* BEGIN Recorded data *

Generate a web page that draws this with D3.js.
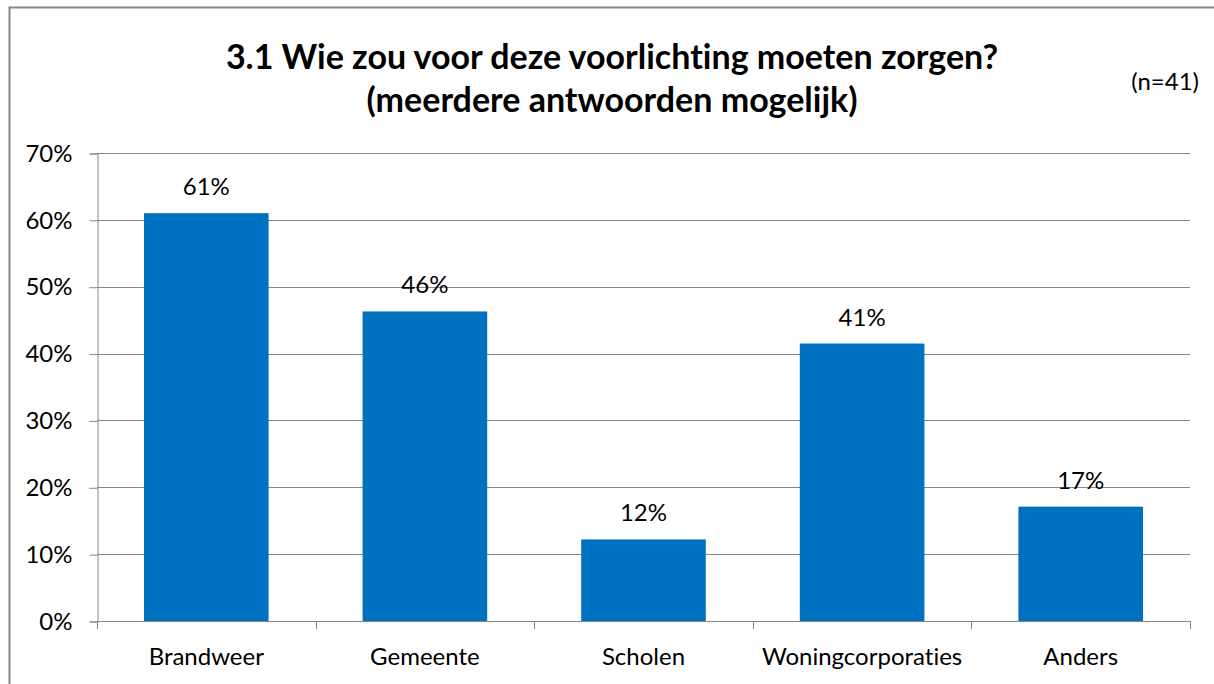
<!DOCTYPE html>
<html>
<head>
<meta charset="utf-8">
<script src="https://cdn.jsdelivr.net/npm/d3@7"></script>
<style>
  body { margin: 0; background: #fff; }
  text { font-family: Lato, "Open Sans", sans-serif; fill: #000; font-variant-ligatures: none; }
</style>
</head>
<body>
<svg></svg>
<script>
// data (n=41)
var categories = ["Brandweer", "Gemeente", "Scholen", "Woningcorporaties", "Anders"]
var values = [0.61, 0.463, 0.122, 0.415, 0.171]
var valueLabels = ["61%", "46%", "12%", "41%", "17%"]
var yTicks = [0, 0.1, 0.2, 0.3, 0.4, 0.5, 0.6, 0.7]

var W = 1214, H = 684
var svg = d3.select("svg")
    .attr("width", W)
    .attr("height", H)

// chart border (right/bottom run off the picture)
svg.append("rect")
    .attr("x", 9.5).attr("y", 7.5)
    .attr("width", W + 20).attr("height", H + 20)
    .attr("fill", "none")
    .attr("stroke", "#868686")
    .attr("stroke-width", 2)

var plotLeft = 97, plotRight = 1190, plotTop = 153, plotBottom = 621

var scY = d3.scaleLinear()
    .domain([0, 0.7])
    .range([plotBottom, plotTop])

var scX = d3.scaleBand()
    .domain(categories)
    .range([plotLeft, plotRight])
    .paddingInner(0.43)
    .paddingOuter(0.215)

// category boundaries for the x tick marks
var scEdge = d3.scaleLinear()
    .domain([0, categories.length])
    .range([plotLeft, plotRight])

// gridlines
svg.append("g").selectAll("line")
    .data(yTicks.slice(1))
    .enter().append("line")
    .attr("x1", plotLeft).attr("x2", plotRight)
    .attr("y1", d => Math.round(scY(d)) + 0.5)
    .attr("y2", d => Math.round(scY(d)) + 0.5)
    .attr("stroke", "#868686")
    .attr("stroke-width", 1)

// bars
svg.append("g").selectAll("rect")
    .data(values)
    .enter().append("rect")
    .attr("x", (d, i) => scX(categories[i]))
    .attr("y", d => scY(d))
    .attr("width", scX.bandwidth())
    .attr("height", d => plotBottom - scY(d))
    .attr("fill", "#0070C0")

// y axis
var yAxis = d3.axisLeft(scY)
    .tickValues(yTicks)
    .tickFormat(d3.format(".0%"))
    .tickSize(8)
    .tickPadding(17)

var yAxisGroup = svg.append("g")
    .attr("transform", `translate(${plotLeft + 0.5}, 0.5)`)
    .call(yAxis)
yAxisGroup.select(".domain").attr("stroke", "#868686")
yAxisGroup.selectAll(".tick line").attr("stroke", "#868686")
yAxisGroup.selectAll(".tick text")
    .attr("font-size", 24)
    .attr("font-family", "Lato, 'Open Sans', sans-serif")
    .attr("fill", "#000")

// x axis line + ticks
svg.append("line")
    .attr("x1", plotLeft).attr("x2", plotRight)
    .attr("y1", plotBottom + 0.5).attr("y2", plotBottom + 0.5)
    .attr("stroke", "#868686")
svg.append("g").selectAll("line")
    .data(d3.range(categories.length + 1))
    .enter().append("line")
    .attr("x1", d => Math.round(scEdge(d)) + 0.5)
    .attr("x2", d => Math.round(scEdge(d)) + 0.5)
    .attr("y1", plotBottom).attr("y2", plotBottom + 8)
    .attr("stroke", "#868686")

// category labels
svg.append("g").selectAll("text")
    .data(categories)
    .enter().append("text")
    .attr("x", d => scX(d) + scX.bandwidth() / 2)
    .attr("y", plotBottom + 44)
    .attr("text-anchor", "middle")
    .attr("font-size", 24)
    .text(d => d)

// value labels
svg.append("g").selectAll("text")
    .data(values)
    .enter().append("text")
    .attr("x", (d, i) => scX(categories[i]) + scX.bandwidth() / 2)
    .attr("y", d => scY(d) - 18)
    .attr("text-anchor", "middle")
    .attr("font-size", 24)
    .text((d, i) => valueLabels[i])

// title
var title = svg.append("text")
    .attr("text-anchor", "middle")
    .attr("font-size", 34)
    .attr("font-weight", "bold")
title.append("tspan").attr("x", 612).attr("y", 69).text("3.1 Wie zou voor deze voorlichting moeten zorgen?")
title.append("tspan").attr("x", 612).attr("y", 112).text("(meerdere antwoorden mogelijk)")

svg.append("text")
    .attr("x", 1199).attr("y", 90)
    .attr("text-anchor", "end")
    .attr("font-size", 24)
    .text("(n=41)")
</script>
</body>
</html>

* END Recorded data *

Transcribe exactly, with no pictures, the lines running from the first line of the material through the line holding "var plotLeft = 97, plotRight".

Reply to the exercise
Generate a web page that draws this with D3.js.
<!DOCTYPE html>
<html>
<head>
<meta charset="utf-8">
<script src="https://cdn.jsdelivr.net/npm/d3@7"></script>
<style>
  body { margin: 0; background: #fff; }
  text { font-family: Lato, "Open Sans", sans-serif; fill: #000; font-variant-ligatures: none; }
</style>
</head>
<body>
<svg></svg>
<script>
// data (n=41)
var categories = ["Brandweer", "Gemeente", "Scholen", "Woningcorporaties", "Anders"]
var values = [0.61, 0.463, 0.122, 0.415, 0.171]
var valueLabels = ["61%", "46%", "12%", "41%", "17%"]
var yTicks = [0, 0.1, 0.2, 0.3, 0.4, 0.5, 0.6, 0.7]

var W = 1214, H = 684
var svg = d3.select("svg")
    .attr("width", W)
    .attr("height", H)

// chart border (right/bottom run off the picture)
svg.append("rect")
    .attr("x", 9.5).attr("y", 7.5)
    .attr("width", W + 20).attr("height", H + 20)
    .attr("fill", "none")
    .attr("stroke", "#868686")
    .attr("stroke-width", 2)

var plotLeft = 97, plotRight = 1190, plotTop = 153, plotBottom = 621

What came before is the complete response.